International travel barriers: Lingering concerns about lengthy visa wait times, increased fees, and uncertainty around entry processes are deterring overseas visitors, who typically spend more and stay longer.
Strong U.S. dollar: The current exchange rate makes the U.S. a more expensive destination for international travelers.
Scaling back of fan events: Some U.S. host cities are reducing or eliminating fan festivals, which historically draw crowds and contribute to accommodation demand.
High pricing strategies: Many hotels aggressively raised rates in anticipation of high fan spending, a move that may be pricing out potential guests.
In contrast, hotels in Canada and Mexico, also hosting the tournament, are experiencing more robust growth. Despite having smaller hotel inventories, Mexico's strong soccer culture and more accessible pricing for both tickets and accommodations have fueled earlier and stronger demand. The year-over-year room rate growth in Mexico and Canada significantly outpaces that of the U.S.

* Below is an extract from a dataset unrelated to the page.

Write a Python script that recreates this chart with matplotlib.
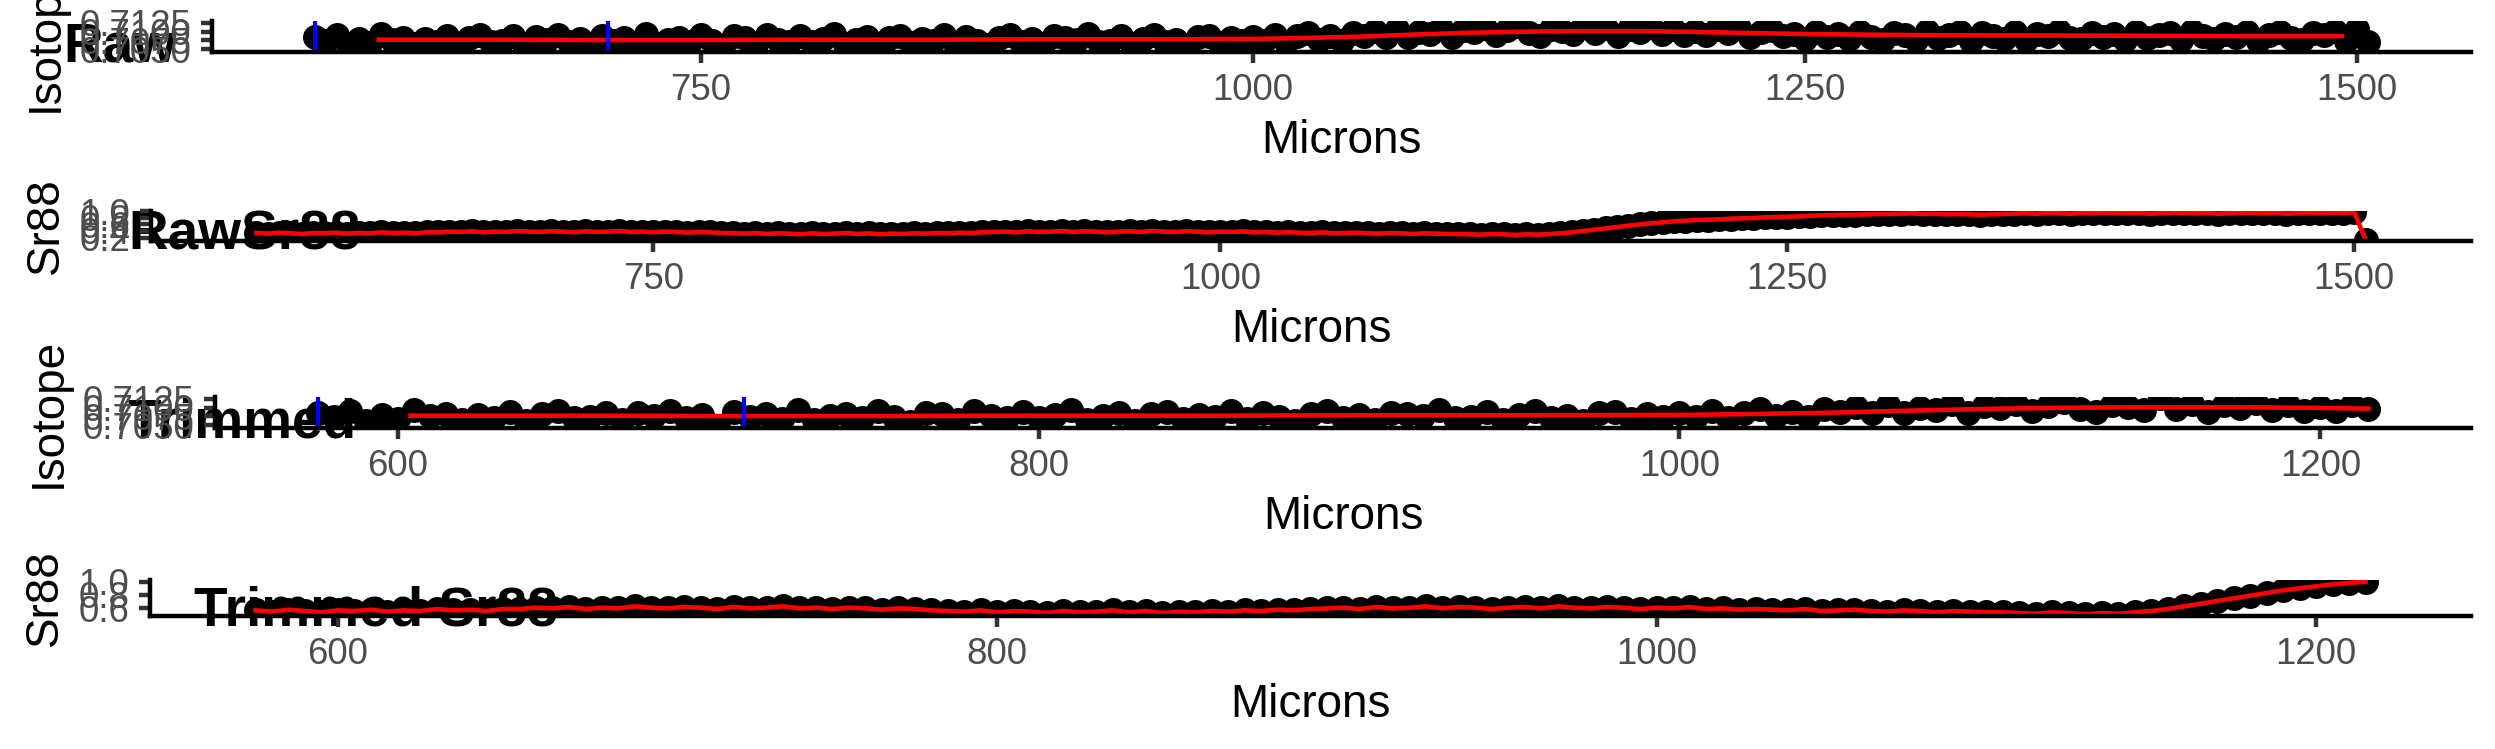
import numpy as np
import matplotlib
matplotlib.use("Agg")
import matplotlib.pyplot as plt
from matplotlib.ticker import FixedLocator, FormatStrFormatter

plt.rcParams['font.family'] = ['Liberation Sans', 'DejaVu Sans']

# ---- data ----
# laser scan positions, 5 micron step
microns = np.arange(575, 1506, 5)

iso_raw = [
    0.7085, 0.7072, 0.7089, 0.7063, 0.7080, 0.7068, 0.7092, 0.7075, 0.7083, 0.7066,
    0.7078, 0.7070, 0.7087, 0.7061, 0.7081, 0.7090, 0.7071, 0.7074, 0.7086, 0.7065,
    0.7084, 0.7076, 0.7091, 0.7069, 0.7079, 0.7046, 0.7088, 0.7073, 0.7082, 0.7067,
    0.7093, 0.7064, 0.7077, 0.7083, 0.7070, 0.7089, 0.7074, 0.7060, 0.7086, 0.7081,
    0.7066, 0.7090, 0.7075, 0.7069, 0.7087, 0.7071, 0.7080, 0.7092, 0.7065, 0.7076,
    0.7084, 0.7063, 0.7082, 0.7088, 0.7068, 0.7079, 0.7072, 0.7091, 0.7067, 0.7085,
    0.7074, 0.7061, 0.7083, 0.7089, 0.7070, 0.7078, 0.7064, 0.7086, 0.7081, 0.7075,
    0.7094, 0.7069, 0.7073, 0.7087, 0.7066, 0.7080, 0.7090, 0.7071, 0.7077, 0.7062,
    0.7084, 0.7088, 0.7068, 0.7082, 0.7074, 0.7085,
    0.7073, 0.7090, 0.7069, 0.7086, 0.7096, 0.7076, 0.7088, 0.7073, 0.7096, 0.7087,
    0.7102, 0.7085, 0.7108, 0.7084, 0.7100, 0.7092, 0.7109, 0.7085, 0.7104, 0.7100,
    0.7110, 0.7090, 0.7104, 0.7115, 0.7095, 0.7088, 0.7108, 0.7102, 0.7092, 0.7126,
    0.7097, 0.7111, 0.7087, 0.7106, 0.7099, 0.7114, 0.7093, 0.7107, 0.7089, 0.7103,
    0.7090, 0.7107, 0.7095, 0.7110, 0.7084, 0.7099, 0.7105, 0.7086, 0.7094, 0.7078,
    0.7099, 0.7085,
    0.7093, 0.7079, 0.7100, 0.7084, 0.7075, 0.7096, 0.7089, 0.7077, 0.7102, 0.7082,
    0.7091, 0.7098, 0.7074, 0.7095, 0.7086, 0.7080, 0.7099, 0.7076, 0.7094, 0.7088,
    0.7101, 0.7083, 0.7078, 0.7097, 0.7085, 0.7092, 0.7075, 0.7100, 0.7081, 0.7090,
    0.7096, 0.7077, 0.7102, 0.7087, 0.7079, 0.7094, 0.7084, 0.7099, 0.7074, 0.7091,
    0.7098, 0.7082, 0.7076, 0.7095, 0.7089, 0.7103, 0.7072, 0.7108, 0.7070,
]

sr88_raw = [
    0.34, 0.32, 0.35, 0.33, 0.31, 0.34, 0.33, 0.35, 0.32, 0.34, 0.33, 0.36, 0.34, 0.35, 0.33, 0.36,
    0.36, 0.38, 0.37, 0.39, 0.36, 0.38, 0.37, 0.40, 0.38, 0.37, 0.39, 0.38, 0.36, 0.39, 0.37, 0.38,
    0.40, 0.37, 0.38, 0.36, 0.38, 0.37, 0.35, 0.37, 0.36, 0.34,
    0.33, 0.32, 0.34, 0.31, 0.33, 0.32, 0.30, 0.33, 0.31, 0.32, 0.34, 0.31, 0.33, 0.30, 0.32, 0.31,
    0.33, 0.32, 0.34, 0.33, 0.35, 0.34,
    0.36, 0.37, 0.38, 0.36, 0.39, 0.37, 0.38, 0.40, 0.37, 0.39, 0.38, 0.36, 0.38, 0.39, 0.37, 0.40,
    0.38, 0.37, 0.39, 0.38, 0.36, 0.38, 0.37, 0.39, 0.36, 0.37, 0.35, 0.36,
    0.35, 0.34, 0.36, 0.33, 0.34, 0.35, 0.33, 0.32, 0.34, 0.33, 0.31, 0.33, 0.32, 0.31,
    0.31, 0.30, 0.29, 0.31, 0.30, 0.28, 0.30, 0.29, 0.31,
    0.33, 0.36, 0.40, 0.44, 0.48, 0.52, 0.56, 0.60, 0.63, 0.66, 0.69, 0.71, 0.73, 0.74,
    0.75, 0.77, 0.78, 0.79, 0.81, 0.82, 0.83, 0.84, 0.86, 0.87, 0.88, 0.89, 0.89, 0.90, 0.91, 0.91,
    0.92, 0.93, 0.91, 0.92, 0.90, 0.91, 0.90, 0.89, 0.90, 0.91, 0.92, 0.93, 0.92, 0.94, 0.93, 0.92,
    0.94, 0.93, 0.95, 0.94, 0.93, 0.94, 0.92, 0.93, 0.95, 0.94, 0.93, 0.94, 0.92, 0.93, 0.94, 0.95,
    0.93, 0.94, 0.92, 0.93, 0.94, 0.93, 0.95, 0.94, 0.96,
    0.14,
]

# trimmed run ends at 1215 microns
trim_end = 1215
sr88_trim = [
    0.57, 0.55, 0.58, 0.56, 0.54, 0.57, 0.56, 0.58, 0.55, 0.57, 0.56, 0.59, 0.57, 0.58, 0.56, 0.59,
    0.59, 0.61, 0.60, 0.62, 0.59, 0.61, 0.60, 0.63, 0.61, 0.60, 0.62, 0.61, 0.59, 0.62, 0.60, 0.61,
    0.63, 0.60, 0.61, 0.59, 0.61, 0.60, 0.58, 0.60, 0.59, 0.57,
    0.56, 0.55, 0.57, 0.54, 0.56, 0.55, 0.53, 0.56, 0.54, 0.55, 0.57, 0.54, 0.56, 0.53, 0.55, 0.54,
    0.56, 0.55, 0.57, 0.56, 0.58, 0.57,
    0.59, 0.60, 0.61, 0.59, 0.62, 0.60, 0.61, 0.63, 0.60, 0.62, 0.61, 0.59, 0.61, 0.62, 0.60, 0.63,
    0.61, 0.60, 0.62, 0.61, 0.59, 0.61, 0.60, 0.62, 0.59, 0.60, 0.58, 0.59,
    0.58, 0.57, 0.59, 0.56, 0.57, 0.58, 0.56, 0.55, 0.57, 0.56, 0.54, 0.56, 0.55, 0.54,
    0.54, 0.53, 0.52, 0.54, 0.53, 0.51, 0.53, 0.52, 0.54,
    0.56, 0.59, 0.63, 0.67, 0.71, 0.75, 0.79, 0.83, 0.87, 0.90, 0.93, 0.96, 0.98, 1.00,
]

# smoothed isotope (red line)
iso_smooth_um = [604, 650, 700, 750, 800, 850, 900, 950, 1000, 1025, 1050, 1075, 1100,
                 1125, 1150, 1175, 1200, 1215, 1250, 1300, 1350, 1400, 1450, 1493]
iso_smooth = [0.7077, 0.7077, 0.7076, 0.7076, 0.7077, 0.7077, 0.7078, 0.7078, 0.7079,
              0.7082, 0.7086, 0.7092, 0.7097, 0.7100, 0.7101, 0.7101, 0.7099, 0.7097,
              0.7093, 0.7090, 0.7089, 0.7088, 0.7087, 0.7087]

# selected window (blue lines)
window_um = [575, 708]

iso_ticks = [0.7050, 0.7075, 0.7100, 0.7125]
sr_raw_ticks = [0.2, 0.4, 0.6, 0.8, 1.0]
sr_trim_ticks = [0.6, 0.8, 1.0]
x_raw_ticks = [750, 1000, 1250, 1500]
x_trim_ticks = [600, 800, 1000, 1200]

iso_raw = np.array(iso_raw)
sr88_raw = np.array(sr88_raw)
sr88_trim = np.array(sr88_trim)
iso_smooth_um = np.array(iso_smooth_um)
iso_smooth = np.array(iso_smooth)
keep = microns <= trim_end
keep_s = iso_smooth_um <= trim_end

# ---- figure ----
W, H = 2495, 749
fig = plt.figure(figsize=(W / 300, H / 300), dpi=300)


def panel(left, top, bottom, right=2471):
    return fig.add_axes([left / W, 1 - bottom / H, (right - left) / W, (bottom - top) / H])


def style(ax, ylab, xt, yt, yfmt):
    ax.set_facecolor('none')
    for s in ['top', 'right']:
        ax.spines[s].set_visible(False)
    for s in ['left', 'bottom']:
        ax.spines[s].set_linewidth(1.07)
        ax.spines[s].set_color('black')
    ax.tick_params(length=2.75, width=1.07, color='#333333', labelcolor='#4D4D4D',
                   labelsize=8.8, pad=2.2)
    ax.xaxis.set_major_locator(FixedLocator(xt))
    ax.yaxis.set_major_locator(FixedLocator(yt))
    ax.yaxis.set_major_formatter(FormatStrFormatter(yfmt))
    ax.set_xlabel('Microns', fontsize=11, labelpad=2.75)
    ax.set_ylabel(ylab, fontsize=11, labelpad=2.75)


pt = dict(ls='none', marker='o', ms=6.0, mew=0, color='black')
red = dict(color='#FF0000', lw=1.1)
blue = dict(color='#0000FF', lw=1.0)

# Raw isotope
ax1 = panel(212, 21, 52)
ax1.plot(microns, iso_raw, **pt)
ax1.plot(iso_smooth_um, iso_smooth, **red)
for v in window_um:
    ax1.axvline(v, **blue)
style(ax1, 'Isotope', x_raw_ticks, iso_ticks, '%.4f')

# Raw Sr88
ax2 = panel(151, 211, 241)
ax2.plot(microns, sr88_raw, **pt)
ax2.plot(microns, sr88_raw, **red)
style(ax2, 'Sr88', x_raw_ticks, sr_raw_ticks, '%.1f')

# Trimmed isotope
ax3 = panel(215, 397, 428)
ax3.plot(microns[keep], iso_raw[keep], **pt)
ax3.plot(iso_smooth_um[keep_s], iso_smooth[keep_s], **red)
for v in window_um:
    ax3.axvline(v, **blue)
style(ax3, 'Isotope', x_trim_ticks, iso_ticks, '%.4f')

# Trimmed Sr88
ax4 = panel(150, 580, 616)
ax4.plot(microns[keep], sr88_trim, **pt)
ax4.plot(microns[keep], sr88_trim, **red)
style(ax4, 'Sr88', x_trim_ticks, sr_trim_ticks, '%.1f')

titles = [('Raw', 63, 62), ('RawSr88', 128, 249), ('Trimmed', 127, 438), ('Trimmed Sr88', 194, 625)]
for txt, x, y in titles:
    fig.text(x / W, 1 - y / H, txt, fontsize=13.2, fontweight='bold', ha='left',
             va='baseline', zorder=-1)

fig.savefig('out.png', dpi=300, facecolor='white')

Data from firms like CoStar and AirDNA indicate that while overall occupancy in host cities might be up compared to the previous year, this increase is often modest and doesn't reflect the "World Cup boom" that was widely predicted. Some reports suggest that the group stages of the tournament, featuring less in-demand matchups, are contributing to the slower start, with hopes pinned on later stages of the competition for a more significant uplift. The American Hotel and Lodging Association (AHLA) has highlighted these challenges, noting that the anticipated demand has not translated into the strong bookings initially hoped for, with domestic travelers currently outpacing international visitors.